_Do this:_
Write out all the entries word for word, but skip any images.

_Source data:_
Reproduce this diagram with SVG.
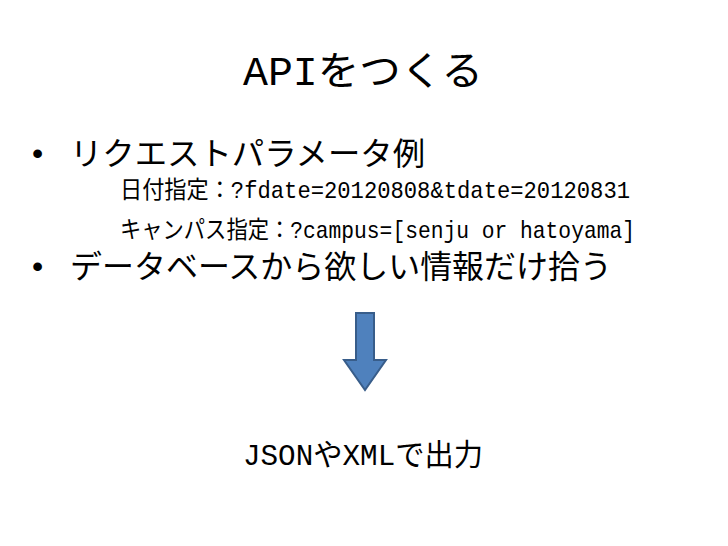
<svg xmlns="http://www.w3.org/2000/svg" width="728" height="546" viewBox="0 0 728 546">
<style>
text{font-family:"Liberation Mono","Noto Sans CJK JP",monospace;fill:#000}
.b{font-size:32px}
.s{font-size:24px}
</style>
<rect width="728" height="546" fill="#fff"/>
<text x="243" y="85" font-size="40" textLength="240" lengthAdjust="spacingAndGlyphs">APIをつくる</text>
<text x="28" y="164" class="b">•</text>
<text x="70" y="165" class="b" textLength="355" lengthAdjust="spacingAndGlyphs">リクエストパラメータ例</text>
<text x="120" y="198" class="s" textLength="510" lengthAdjust="spacingAndGlyphs">日付指定：?fdate=20120808&amp;tdate=20120831</text>
<text x="120" y="238" class="s" textLength="515" lengthAdjust="spacingAndGlyphs">キャンパス指定：?campus=[senju or hatoyama]</text>
<text x="28" y="277" class="b">•</text>
<text x="70" y="278" class="b" textLength="542" lengthAdjust="spacingAndGlyphs">データベースから欲しい情報だけ拾う</text>
<path d="M356 313H374V360H386L365 390L344 360H356Z" fill="#4f81bd" stroke="#385d8a" stroke-width="2"/>
<text x="243" y="465" font-size="30" textLength="240" lengthAdjust="spacingAndGlyphs">JSONやXMLで出力</text>
</svg>
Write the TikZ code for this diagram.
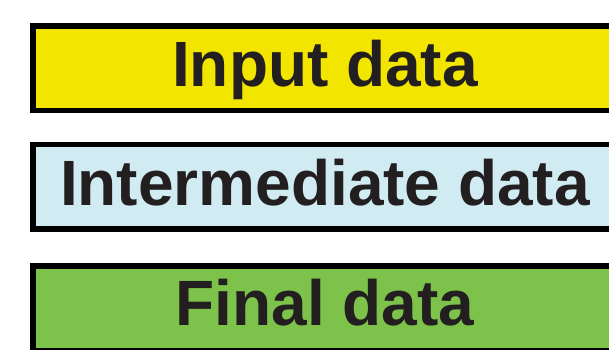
\documentclass[tikz,border=0pt]{standalone}
\usepackage{fontspec}
\setmainfont{Liberation Sans}
\definecolor{yel}{HTML}{F2E600}
\definecolor{lblue}{HTML}{D0ECF2}
\definecolor{lgreen}{HTML}{7DC24B}
\definecolor{txt}{HTML}{231F20}
\begin{document}
\begin{tikzpicture}[x=1pt,y=-1pt,
  box/.style={draw=black, line width=5.5pt, rectangle, minimum width=584.5pt, minimum height=84.5pt, inner sep=0pt},
  lbl/.style={anchor=base, text=txt, font=\fontsize{64}{64}\selectfont\bfseries, inner sep=0pt}]
\useasboundingbox (0,0) rectangle (609,349);
\begin{scope}
\clip (0,0) rectangle (609,349);
\node[box, fill=yel] (b1) at (325,68) {};
\node[box, fill=lblue] (b2) at (325,186.5) {};
\node[box, fill=lgreen] (b3) at (325,308) {};
\end{scope}
\node[lbl] (t1) at (325,86) {Input data};
\node[lbl] (t2) at (325,205) {Intermediate data};
\node[lbl] (t3) at (325,325) {Final data};
\end{tikzpicture}
\end{document}
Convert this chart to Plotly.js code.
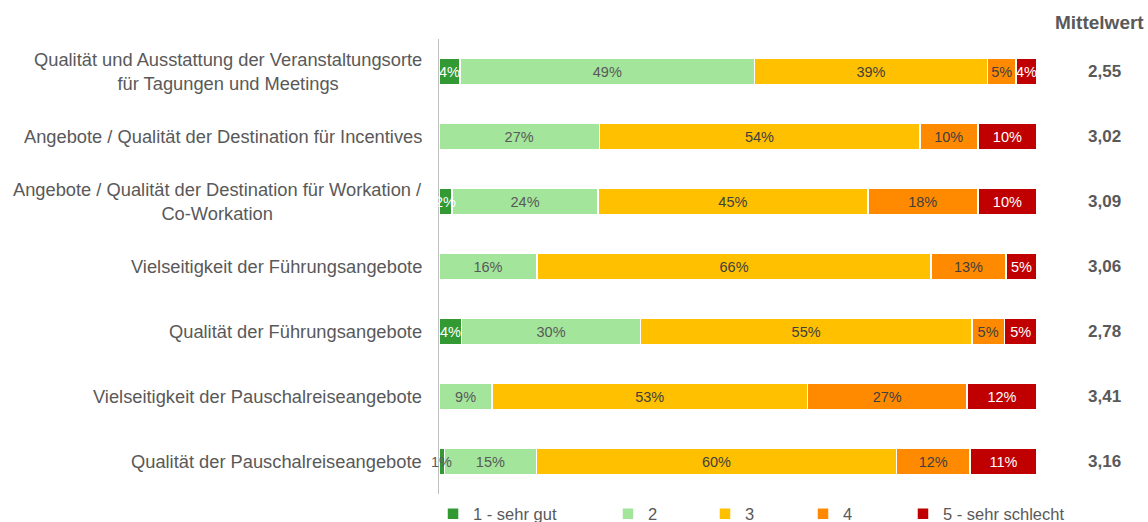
<!DOCTYPE html>
<html>
<head>
<meta charset="utf-8">
<script src="https://cdn.plot.ly/plotly-3.0.1.min.js"></script>
<style>html,body{margin:0;padding:0;background:#fff;}#chart{width:1148px;height:522px;}</style>
</head>
<body>
<div id="chart"></div>
<script>
const categories = [
  "Qualität und Ausstattung der Veranstaltungsorte<br>für Tagungen und Meetings",
  "Angebote / Qualität der Destination für Incentives",
  "Angebote / Qualität der Destination für Workation /<br>Co-Workation",
  "Vielseitigkeit der Führungsangebote",
  "Qualität der Führungsangebote",
  "Vielseitigkeit der Pauschalreiseangebote",
  "Qualität der Pauschalreiseangebote"
];
const seriesNames = ["1 - sehr gut", "2", "3", "4", "5 - sehr schlecht"];
const s1 = [3.5, null, 2.2, null, 3.8, null, 0.9];
const s2 = [49.3, 26.8, 24.4, 16.4, 29.9, 8.9, 15.4];
const s3 = [38.9, 53.6, 45.1, 65.9, 55.4, 52.7, 60.2];
const s4 = [4.8, 9.7, 18.4, 12.5, 5.45, 26.7, 12.3];
const s5 = [3.5, 9.9, 9.9, 5.2, 5.45, 11.7, 11.2];
const means = [2.55, 3.02, 3.09, 3.06, 2.78, 3.41, 3.16];
const meanHeader = "Mittelwert";

const colors = ["#339933", "#a3e59b", "#ffc000", "#ff8a00", "#c00000"];
const textColors = [
  ["#ffffff","#ffffff","#ffffff","#ffffff","#ffffff","#ffffff","#595959"],
  "#595959", "#404040", "#404040", "#ffffff"
];
const allSeries = [s1, s2, s3, s4, s5];
const legendIds = ["legend", "legend2", "legend3", "legend4", "legend5"];
const legendX = [-0.010, 0.2826, 0.4448, 0.6087, 0.7759];
const FONT = "Liberation Sans, Arial, sans-serif";

const traces = allSeries.map((vals, i) => ({
  type: "bar",
  orientation: "h",
  name: seriesNames[i],
  legend: legendIds[i],
  y: categories,
  x: vals,
  marker: {color: colors[i], line: {color: "#ffffff", width: 1.5}},
  texttemplate: i === 0 ? "" : "%{x:.0f}%",
  textposition: i === 0 ? "none" : "inside",
  insidetextanchor: "middle",
  constraintext: "none",
  textangle: 0,
  textfont: {family: FONT, size: 14.5, color: textColors[i]},
  hoverinfo: "skip"
}));

const annotations = [];
// labels of the first (narrow) series are drawn on top so they may overflow their segment
s1.forEach((v, k) => {
  if (v === null) return;
  annotations.push({
    xref: "x", yref: "y", x: v / 2, y: categories[k], text: Math.round(v) + "%",
    xanchor: "center", yanchor: "middle", showarrow: false,
    font: {family: FONT, size: 14.5, color: textColors[0][k]}
  });
});
categories.forEach((c, k) => {
  annotations.push({
    xref: "paper", yref: "y", x: 0, y: c, text: c,
    xanchor: "right", yanchor: "middle", xshift: -15, align: "center",
    showarrow: false, font: {family: FONT, size: 18.3, color: "#595959"}
  });
  annotations.push({
    xref: "paper", yref: "y", x: 1.1137, y: c,
    text: "<b>" + means[k].toFixed(2).replace(".", ",") + "</b>",
    xanchor: "center", yanchor: "middle", showarrow: false,
    font: {family: FONT, size: 17, color: "#595959"}
  });
});
annotations.push({
  xref: "paper", yref: "paper", x: 1.1037, y: 1.037, text: "<b>" + meanHeader + "</b>",
  xanchor: "center", yanchor: "middle", showarrow: false,
  font: {family: FONT, size: 19, color: "#595959"}
});

const layout = {
  width: 1148, height: 522,
  margin: {l: 439, r: 111, t: 39, b: 28, autoexpand: false},
  barmode: "stack",
  bargap: 0.6,
  paper_bgcolor: "#ffffff", plot_bgcolor: "#ffffff",
  font: {family: FONT, color: "#595959"},
  xaxis: {range: [0, 100], showgrid: false, zeroline: false, showticklabels: false, ticks: "", fixedrange: true},
  yaxis: {autorange: "reversed", showticklabels: false, ticks: "", showgrid: false, zeroline: false,
          showline: true, linecolor: "#bfbfbf", linewidth: 1, fixedrange: true},
  uniformtext: {mode: "show", minsize: 14.5},
  showlegend: true,
  annotations: annotations
};
legendIds.forEach((id, i) => {
  layout[id] = {orientation: "h", x: legendX[i], xanchor: "left", y: -0.044, yanchor: "middle",
                bgcolor: "rgba(0,0,0,0)",
                font: {family: FONT, size: 16.5, color: "#595959"}};
});

Plotly.newPlot("chart", traces, layout, {displayModeBar: false, staticPlot: true});
</script>
</body>
</html>
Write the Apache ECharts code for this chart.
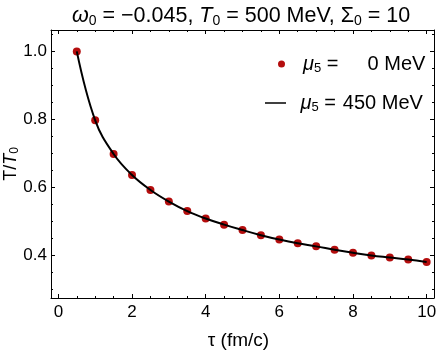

_Exercise answer:_
Reproduce this diagram with SVG.
<svg xmlns="http://www.w3.org/2000/svg" width="728" height="546" viewBox="0 0 728 546">
<style>
text{font-family:"Liberation Mono","Noto Sans CJK JP",monospace;fill:#000}
.b{font-size:32px}
.s{font-size:24px}
</style>
<rect width="728" height="546" fill="#fff"/>
<text x="243" y="85" font-size="40" textLength="240" lengthAdjust="spacingAndGlyphs">APIをつくる</text>
<text x="28" y="164" class="b">•</text>
<text x="70" y="165" class="b" textLength="355" lengthAdjust="spacingAndGlyphs">リクエストパラメータ例</text>
<text x="120" y="198" class="s" textLength="510" lengthAdjust="spacingAndGlyphs">日付指定：?fdate=20120808&amp;tdate=20120831</text>
<text x="120" y="238" class="s" textLength="515" lengthAdjust="spacingAndGlyphs">キャンパス指定：?campus=[senju or hatoyama]</text>
<text x="28" y="277" class="b">•</text>
<text x="70" y="278" class="b" textLength="542" lengthAdjust="spacingAndGlyphs">データベースから欲しい情報だけ拾う</text>
<path d="M356 313H374V360H386L365 390L344 360H356Z" fill="#4f81bd" stroke="#385d8a" stroke-width="2"/>
<text x="243" y="465" font-size="30" textLength="240" lengthAdjust="spacingAndGlyphs">JSONやXMLで出力</text>
</svg>
Write the TikZ code for this diagram.
\documentclass[tikz,border=0pt]{standalone}
\usepackage{fontspec}
\setmainfont{Liberation Sans}
\definecolor{yel}{HTML}{F2E600}
\definecolor{lblue}{HTML}{D0ECF2}
\definecolor{lgreen}{HTML}{7DC24B}
\definecolor{txt}{HTML}{231F20}
\begin{document}
\begin{tikzpicture}[x=1pt,y=-1pt,
  box/.style={draw=black, line width=5.5pt, rectangle, minimum width=584.5pt, minimum height=84.5pt, inner sep=0pt},
  lbl/.style={anchor=base, text=txt, font=\fontsize{64}{64}\selectfont\bfseries, inner sep=0pt}]
\useasboundingbox (0,0) rectangle (609,349);
\begin{scope}
\clip (0,0) rectangle (609,349);
\node[box, fill=yel] (b1) at (325,68) {};
\node[box, fill=lblue] (b2) at (325,186.5) {};
\node[box, fill=lgreen] (b3) at (325,308) {};
\end{scope}
\node[lbl] (t1) at (325,86) {Input data};
\node[lbl] (t2) at (325,205) {Intermediate data};
\node[lbl] (t3) at (325,325) {Final data};
\end{tikzpicture}
\end{document}
Convert this chart to Plotly.js code.
<!DOCTYPE html>
<html>
<head>
<meta charset="utf-8">
<script src="https://cdn.plot.ly/plotly-3.0.1.min.js"></script>
<style>html,body{margin:0;padding:0;background:#fff;}#chart{width:1148px;height:522px;}</style>
</head>
<body>
<div id="chart"></div>
<script>
const categories = [
  "Qualität und Ausstattung der Veranstaltungsorte<br>für Tagungen und Meetings",
  "Angebote / Qualität der Destination für Incentives",
  "Angebote / Qualität der Destination für Workation /<br>Co-Workation",
  "Vielseitigkeit der Führungsangebote",
  "Qualität der Führungsangebote",
  "Vielseitigkeit der Pauschalreiseangebote",
  "Qualität der Pauschalreiseangebote"
];
const seriesNames = ["1 - sehr gut", "2", "3", "4", "5 - sehr schlecht"];
const s1 = [3.5, null, 2.2, null, 3.8, null, 0.9];
const s2 = [49.3, 26.8, 24.4, 16.4, 29.9, 8.9, 15.4];
const s3 = [38.9, 53.6, 45.1, 65.9, 55.4, 52.7, 60.2];
const s4 = [4.8, 9.7, 18.4, 12.5, 5.45, 26.7, 12.3];
const s5 = [3.5, 9.9, 9.9, 5.2, 5.45, 11.7, 11.2];
const means = [2.55, 3.02, 3.09, 3.06, 2.78, 3.41, 3.16];
const meanHeader = "Mittelwert";

const colors = ["#339933", "#a3e59b", "#ffc000", "#ff8a00", "#c00000"];
const textColors = [
  ["#ffffff","#ffffff","#ffffff","#ffffff","#ffffff","#ffffff","#595959"],
  "#595959", "#404040", "#404040", "#ffffff"
];
const allSeries = [s1, s2, s3, s4, s5];
const legendIds = ["legend", "legend2", "legend3", "legend4", "legend5"];
const legendX = [-0.010, 0.2826, 0.4448, 0.6087, 0.7759];
const FONT = "Liberation Sans, Arial, sans-serif";

const traces = allSeries.map((vals, i) => ({
  type: "bar",
  orientation: "h",
  name: seriesNames[i],
  legend: legendIds[i],
  y: categories,
  x: vals,
  marker: {color: colors[i], line: {color: "#ffffff", width: 1.5}},
  texttemplate: i === 0 ? "" : "%{x:.0f}%",
  textposition: i === 0 ? "none" : "inside",
  insidetextanchor: "middle",
  constraintext: "none",
  textangle: 0,
  textfont: {family: FONT, size: 14.5, color: textColors[i]},
  hoverinfo: "skip"
}));

const annotations = [];
// labels of the first (narrow) series are drawn on top so they may overflow their segment
s1.forEach((v, k) => {
  if (v === null) return;
  annotations.push({
    xref: "x", yref: "y", x: v / 2, y: categories[k], text: Math.round(v) + "%",
    xanchor: "center", yanchor: "middle", showarrow: false,
    font: {family: FONT, size: 14.5, color: textColors[0][k]}
  });
});
categories.forEach((c, k) => {
  annotations.push({
    xref: "paper", yref: "y", x: 0, y: c, text: c,
    xanchor: "right", yanchor: "middle", xshift: -15, align: "center",
    showarrow: false, font: {family: FONT, size: 18.3, color: "#595959"}
  });
  annotations.push({
    xref: "paper", yref: "y", x: 1.1137, y: c,
    text: "<b>" + means[k].toFixed(2).replace(".", ",") + "</b>",
    xanchor: "center", yanchor: "middle", showarrow: false,
    font: {family: FONT, size: 17, color: "#595959"}
  });
});
annotations.push({
  xref: "paper", yref: "paper", x: 1.1037, y: 1.037, text: "<b>" + meanHeader + "</b>",
  xanchor: "center", yanchor: "middle", showarrow: false,
  font: {family: FONT, size: 19, color: "#595959"}
});

const layout = {
  width: 1148, height: 522,
  margin: {l: 439, r: 111, t: 39, b: 28, autoexpand: false},
  barmode: "stack",
  bargap: 0.6,
  paper_bgcolor: "#ffffff", plot_bgcolor: "#ffffff",
  font: {family: FONT, color: "#595959"},
  xaxis: {range: [0, 100], showgrid: false, zeroline: false, showticklabels: false, ticks: "", fixedrange: true},
  yaxis: {autorange: "reversed", showticklabels: false, ticks: "", showgrid: false, zeroline: false,
          showline: true, linecolor: "#bfbfbf", linewidth: 1, fixedrange: true},
  uniformtext: {mode: "show", minsize: 14.5},
  showlegend: true,
  annotations: annotations
};
legendIds.forEach((id, i) => {
  layout[id] = {orientation: "h", x: legendX[i], xanchor: "left", y: -0.044, yanchor: "middle",
                bgcolor: "rgba(0,0,0,0)",
                font: {family: FONT, size: 16.5, color: "#595959"}};
});

Plotly.newPlot("chart", traces, layout, {displayModeBar: false, staticPlot: true});
</script>
</body>
</html>
Write the Apache ECharts code for this chart.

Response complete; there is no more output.